#### Records to use:
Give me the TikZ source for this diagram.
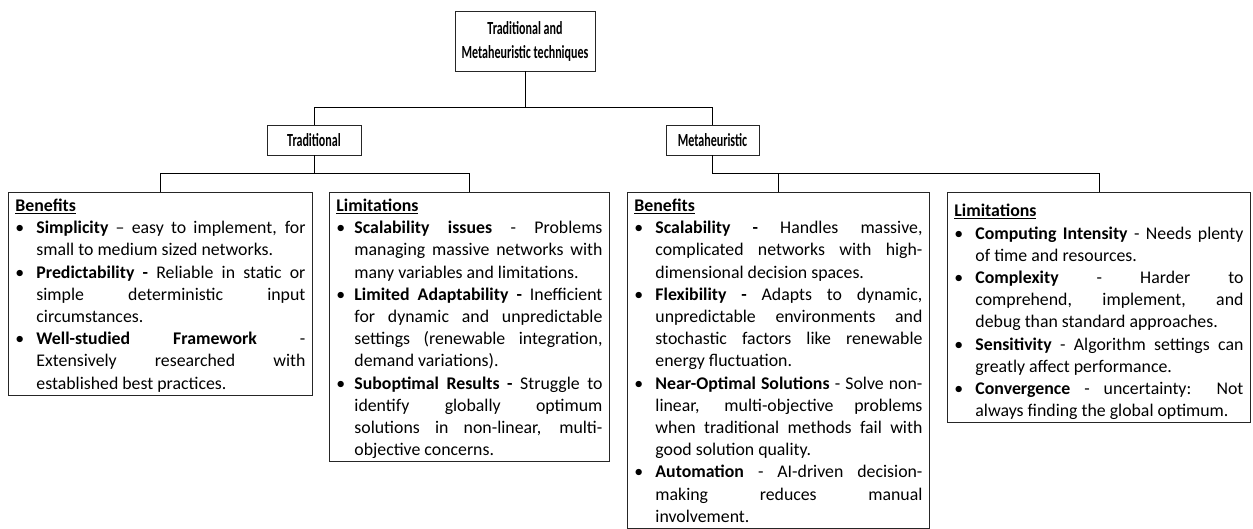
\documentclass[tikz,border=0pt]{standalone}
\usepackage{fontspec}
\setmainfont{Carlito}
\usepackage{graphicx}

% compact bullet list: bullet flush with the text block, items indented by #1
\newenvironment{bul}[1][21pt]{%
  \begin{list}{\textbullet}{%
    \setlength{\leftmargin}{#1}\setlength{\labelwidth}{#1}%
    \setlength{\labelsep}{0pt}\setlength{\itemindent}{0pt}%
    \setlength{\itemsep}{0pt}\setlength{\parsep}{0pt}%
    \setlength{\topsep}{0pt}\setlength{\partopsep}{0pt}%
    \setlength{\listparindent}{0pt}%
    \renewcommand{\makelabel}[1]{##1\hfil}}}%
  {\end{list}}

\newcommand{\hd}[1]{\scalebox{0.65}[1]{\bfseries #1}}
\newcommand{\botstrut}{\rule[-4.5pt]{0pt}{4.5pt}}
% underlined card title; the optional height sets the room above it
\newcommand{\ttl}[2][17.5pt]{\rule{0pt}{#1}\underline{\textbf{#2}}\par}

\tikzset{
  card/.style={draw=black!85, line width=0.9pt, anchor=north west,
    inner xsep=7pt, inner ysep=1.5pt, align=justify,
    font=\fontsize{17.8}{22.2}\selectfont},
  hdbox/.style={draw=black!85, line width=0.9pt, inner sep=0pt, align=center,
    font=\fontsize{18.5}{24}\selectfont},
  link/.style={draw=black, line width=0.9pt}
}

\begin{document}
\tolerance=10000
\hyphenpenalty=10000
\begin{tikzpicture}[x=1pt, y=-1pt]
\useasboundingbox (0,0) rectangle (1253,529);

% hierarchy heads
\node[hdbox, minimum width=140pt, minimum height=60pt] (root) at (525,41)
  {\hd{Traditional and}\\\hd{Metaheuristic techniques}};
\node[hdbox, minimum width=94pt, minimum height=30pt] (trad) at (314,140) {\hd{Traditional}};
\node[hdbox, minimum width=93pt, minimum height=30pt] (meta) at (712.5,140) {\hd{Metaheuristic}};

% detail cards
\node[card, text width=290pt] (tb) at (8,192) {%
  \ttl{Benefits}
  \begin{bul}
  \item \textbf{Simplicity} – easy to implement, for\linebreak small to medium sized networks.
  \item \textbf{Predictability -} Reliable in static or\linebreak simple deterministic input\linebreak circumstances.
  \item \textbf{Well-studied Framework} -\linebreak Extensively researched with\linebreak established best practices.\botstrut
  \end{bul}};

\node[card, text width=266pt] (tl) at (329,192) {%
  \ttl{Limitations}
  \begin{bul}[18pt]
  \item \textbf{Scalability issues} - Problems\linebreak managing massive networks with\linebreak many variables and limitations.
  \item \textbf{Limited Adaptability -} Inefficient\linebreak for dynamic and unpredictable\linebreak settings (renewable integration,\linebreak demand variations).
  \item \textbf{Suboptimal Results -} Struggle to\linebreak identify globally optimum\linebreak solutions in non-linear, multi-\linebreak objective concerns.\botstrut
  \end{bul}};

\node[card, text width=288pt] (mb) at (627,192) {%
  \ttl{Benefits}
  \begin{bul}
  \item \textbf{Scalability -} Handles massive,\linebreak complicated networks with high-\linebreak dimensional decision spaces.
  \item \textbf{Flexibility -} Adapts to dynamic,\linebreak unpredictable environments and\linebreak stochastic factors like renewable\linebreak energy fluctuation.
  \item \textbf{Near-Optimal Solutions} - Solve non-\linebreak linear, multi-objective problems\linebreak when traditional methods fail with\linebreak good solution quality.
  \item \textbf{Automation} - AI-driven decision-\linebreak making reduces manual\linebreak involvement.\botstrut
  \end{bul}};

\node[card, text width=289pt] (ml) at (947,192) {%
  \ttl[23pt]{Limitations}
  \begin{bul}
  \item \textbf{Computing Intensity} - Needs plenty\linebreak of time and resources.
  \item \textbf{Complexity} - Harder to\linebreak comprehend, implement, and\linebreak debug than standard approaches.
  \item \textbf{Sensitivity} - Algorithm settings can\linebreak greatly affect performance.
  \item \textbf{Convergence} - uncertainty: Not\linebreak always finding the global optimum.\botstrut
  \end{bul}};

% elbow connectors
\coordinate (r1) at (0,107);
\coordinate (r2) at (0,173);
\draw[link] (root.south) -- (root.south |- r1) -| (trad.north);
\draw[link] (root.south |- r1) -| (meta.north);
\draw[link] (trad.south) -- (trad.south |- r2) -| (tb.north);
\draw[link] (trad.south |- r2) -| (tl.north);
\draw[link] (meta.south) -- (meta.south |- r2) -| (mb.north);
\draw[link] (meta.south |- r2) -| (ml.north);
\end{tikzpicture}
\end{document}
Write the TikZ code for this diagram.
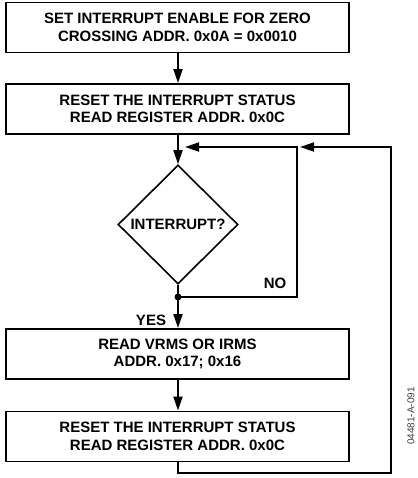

#### Work required:
What is the number of lines above that hold the string "this"? Answer with that number alone.

#### Task response:
2